Aim: Quote all lines below exactly. Images stay out.

Available data:
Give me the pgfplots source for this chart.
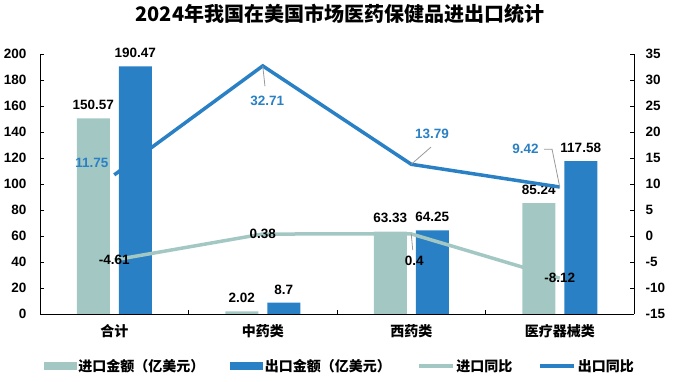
\documentclass[border=0pt]{standalone}
\usepackage{pgfplots}
\pgfplotsset{compat=1.18}
\usepackage{fontspec}
\setmainfont{Liberation Sans}
\newfontfamily\cjk{Noto Sans CJK SC}
\definecolor{imp}{HTML}{A3C8C4}
\definecolor{exp}{HTML}{2A80C4}
\newcommand\numf{\bfseries\fontsize{13.5}{16}\selectfont}
\newcommand\cjkf{\cjk\bfseries\fontsize{14}{16}\selectfont}
\begin{document}
\begin{tikzpicture}
\useasboundingbox (-40pt,-68pt) rectangle (640pt,314pt);
\pgfplotsset{common/.style={scale only axis, width=594pt, height=260pt,
  xmin=-0.5, xmax=3.5, at={(0pt,0pt)}, anchor=south west,
  tick align=inside, major tick length=4pt,
  tick style={black, line width=0.8pt},
  axis line style={black, line width=0.8pt, -},
  /pgf/number format/assume math mode=true,
  ticklabel style={font=\numf}, clip=false}}
\begin{axis}[common, ymin=0, ymax=200, ytick={0,20,...,200},
  axis x line*=bottom, axis y line*=left,
  xtick={0.5,1.5,2.5}, xticklabels={},
  extra x ticks={0,1,2,3},
  extra x tick labels={合计,中药类,西药类,医疗器械类},
  extra x tick style={major tick length=0pt},
  xticklabel style={font=\cjkf, yshift=-7pt},
  yticklabel style={xshift=-10pt},
  title={2024年我国在美国市场医药保健品进出口统计},
  title style={font=\cjk\bfseries\fontsize{20}{24}\selectfont, at={(0.505,1)}, anchor=center, yshift=34pt}]
\addplot[ybar, bar width=33pt, bar shift=-21pt, fill=imp, draw=none,
  nodes near coords, nodes near coords style={font=\numf, black, yshift=5pt, xshift=-21pt}]
  coordinates {(0,150.57) (1,2.02) (2,63.33) (3,85.24)};
\addplot[ybar, bar width=33pt, bar shift=21pt, fill=exp, draw=none,
  nodes near coords, nodes near coords style={font=\numf, black, yshift=5pt, xshift=21pt}]
  coordinates {(0,190.47) (1,8.7) (2,64.25) (3,117.58)};
\end{axis}
\begin{axis}[common, ymin=-15, ymax=35, ytick={-15,-10,...,35},
  axis x line=none, axis y line*=right,
  yticklabel style={xshift=8pt},
  legend columns=4,
  legend style={at={(0.505,-0.2)}, anchor=center, draw=none, fill=none,
    font=\cjkf, inner sep=0pt,
    /tikz/every even column/.append style={column sep=24pt}},
  legend cell align=left]
\addlegendimage{legend image code/.code={\fill[imp] (0pt,-3.5pt) rectangle (32pt,3.5pt);}}
\addlegendentry{进口金额（亿美元）}
\addlegendimage{legend image code/.code={\fill[exp] (0pt,-3.5pt) rectangle (32pt,3.5pt);}}
\addlegendentry{出口金额（亿美元）}
\addplot[imp, line width=3.5pt, line join=miter,
  legend image code/.code={\draw[imp, line width=3.5pt] (0pt,0pt) -- (34pt,0pt);}]
  coordinates {(0,-4.61) (1,0.38) (2,0.4) (3,-8.12)};
\addlegendentry{进口同比}
\addplot[exp, line width=3.5pt, line join=miter,
  legend image code/.code={\draw[exp, line width=3.5pt] (0pt,0pt) -- (34pt,0pt);}]
  coordinates {(0,11.75) (1,32.71) (2,13.79) (3,9.42)};
\addlegendentry{出口同比}
% leader lines
\draw[gray!80, line width=0.8pt] (axis cs:1,32.71) -- (axis cs:1.015,28.8);
\draw[gray!80, line width=0.8pt] (axis cs:2,13.79) -- (axis cs:2.133,17.1);
\draw[gray!80, line width=0.8pt] (axis cs:2.894,16.7) -- (axis cs:2.948,16.7) -- (axis cs:3,9.42);
\draw[gray!80, line width=0.8pt] (axis cs:2,0.4) -- (axis cs:2.01,-2.7);
% line labels
\node[font=\numf, text=exp] at (axis cs:-0.15,14.0) {11.75};
\node[font=\numf, text=exp] at (axis cs:1.03,26.0) {32.71};
\node[font=\numf, text=exp] at (axis cs:2.14,19.6) {13.79};
\node[font=\numf, text=exp] at (axis cs:2.77,16.7) {9.42};
\node[font=\numf, text=black] at (axis cs:0,-4.61) {-4.61};
\node[font=\numf, text=black] at (axis cs:1,0.38) {0.38};
\node[font=\numf, text=black] at (axis cs:2.02,-4.8) {0.4};
\node[font=\numf, text=black] at (axis cs:3,-8.12) {-8.12};
\end{axis}
\end{tikzpicture}
\end{document}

The result:
Give me the pgfplots source for this chart.
\documentclass[border=0pt]{standalone}
\usepackage{pgfplots}
\pgfplotsset{compat=1.18}
\usepackage{fontspec}
\setmainfont{Liberation Sans}
\newfontfamily\cjk{Noto Sans CJK SC}
\definecolor{imp}{HTML}{A3C8C4}
\definecolor{exp}{HTML}{2A80C4}
\newcommand\numf{\bfseries\fontsize{13.5}{16}\selectfont}
\newcommand\cjkf{\cjk\bfseries\fontsize{14}{16}\selectfont}
\begin{document}
\begin{tikzpicture}
\useasboundingbox (-40pt,-68pt) rectangle (640pt,314pt);
\pgfplotsset{common/.style={scale only axis, width=594pt, height=260pt,
  xmin=-0.5, xmax=3.5, at={(0pt,0pt)}, anchor=south west,
  tick align=inside, major tick length=4pt,
  tick style={black, line width=0.8pt},
  axis line style={black, line width=0.8pt, -},
  /pgf/number format/assume math mode=true,
  ticklabel style={font=\numf}, clip=false}}
\begin{axis}[common, ymin=0, ymax=200, ytick={0,20,...,200},
  axis x line*=bottom, axis y line*=left,
  xtick={0.5,1.5,2.5}, xticklabels={},
  extra x ticks={0,1,2,3},
  extra x tick labels={合计,中药类,西药类,医疗器械类},
  extra x tick style={major tick length=0pt},
  xticklabel style={font=\cjkf, yshift=-7pt},
  yticklabel style={xshift=-10pt},
  title={2024年我国在美国市场医药保健品进出口统计},
  title style={font=\cjk\bfseries\fontsize{20}{24}\selectfont, at={(0.505,1)}, anchor=center, yshift=34pt}]
\addplot[ybar, bar width=33pt, bar shift=-21pt, fill=imp, draw=none,
  nodes near coords, nodes near coords style={font=\numf, black, yshift=5pt, xshift=-21pt}]
  coordinates {(0,150.57) (1,2.02) (2,63.33) (3,85.24)};
\addplot[ybar, bar width=33pt, bar shift=21pt, fill=exp, draw=none,
  nodes near coords, nodes near coords style={font=\numf, black, yshift=5pt, xshift=21pt}]
  coordinates {(0,190.47) (1,8.7) (2,64.25) (3,117.58)};
\end{axis}
\begin{axis}[common, ymin=-15, ymax=35, ytick={-15,-10,...,35},
  axis x line=none, axis y line*=right,
  yticklabel style={xshift=8pt},
  legend columns=4,
  legend style={at={(0.505,-0.2)}, anchor=center, draw=none, fill=none,
    font=\cjkf, inner sep=0pt,
    /tikz/every even column/.append style={column sep=24pt}},
  legend cell align=left]
\addlegendimage{legend image code/.code={\fill[imp] (0pt,-3.5pt) rectangle (32pt,3.5pt);}}
\addlegendentry{进口金额（亿美元）}
\addlegendimage{legend image code/.code={\fill[exp] (0pt,-3.5pt) rectangle (32pt,3.5pt);}}
\addlegendentry{出口金额（亿美元）}
\addplot[imp, line width=3.5pt, line join=miter,
  legend image code/.code={\draw[imp, line width=3.5pt] (0pt,0pt) -- (34pt,0pt);}]
  coordinates {(0,-4.61) (1,0.38) (2,0.4) (3,-8.12)};
\addlegendentry{进口同比}
\addplot[exp, line width=3.5pt, line join=miter,
  legend image code/.code={\draw[exp, line width=3.5pt] (0pt,0pt) -- (34pt,0pt);}]
  coordinates {(0,11.75) (1,32.71) (2,13.79) (3,9.42)};
\addlegendentry{出口同比}
% leader lines
\draw[gray!80, line width=0.8pt] (axis cs:1,32.71) -- (axis cs:1.015,28.8);
\draw[gray!80, line width=0.8pt] (axis cs:2,13.79) -- (axis cs:2.133,17.1);
\draw[gray!80, line width=0.8pt] (axis cs:2.894,16.7) -- (axis cs:2.948,16.7) -- (axis cs:3,9.42);
\draw[gray!80, line width=0.8pt] (axis cs:2,0.4) -- (axis cs:2.01,-2.7);
% line labels
\node[font=\numf, text=exp] at (axis cs:-0.15,14.0) {11.75};
\node[font=\numf, text=exp] at (axis cs:1.03,26.0) {32.71};
\node[font=\numf, text=exp] at (axis cs:2.14,19.6) {13.79};
\node[font=\numf, text=exp] at (axis cs:2.77,16.7) {9.42};
\node[font=\numf, text=black] at (axis cs:0,-4.61) {-4.61};
\node[font=\numf, text=black] at (axis cs:1,0.38) {0.38};
\node[font=\numf, text=black] at (axis cs:2.02,-4.8) {0.4};
\node[font=\numf, text=black] at (axis cs:3,-8.12) {-8.12};
\end{axis}
\end{tikzpicture}
\end{document}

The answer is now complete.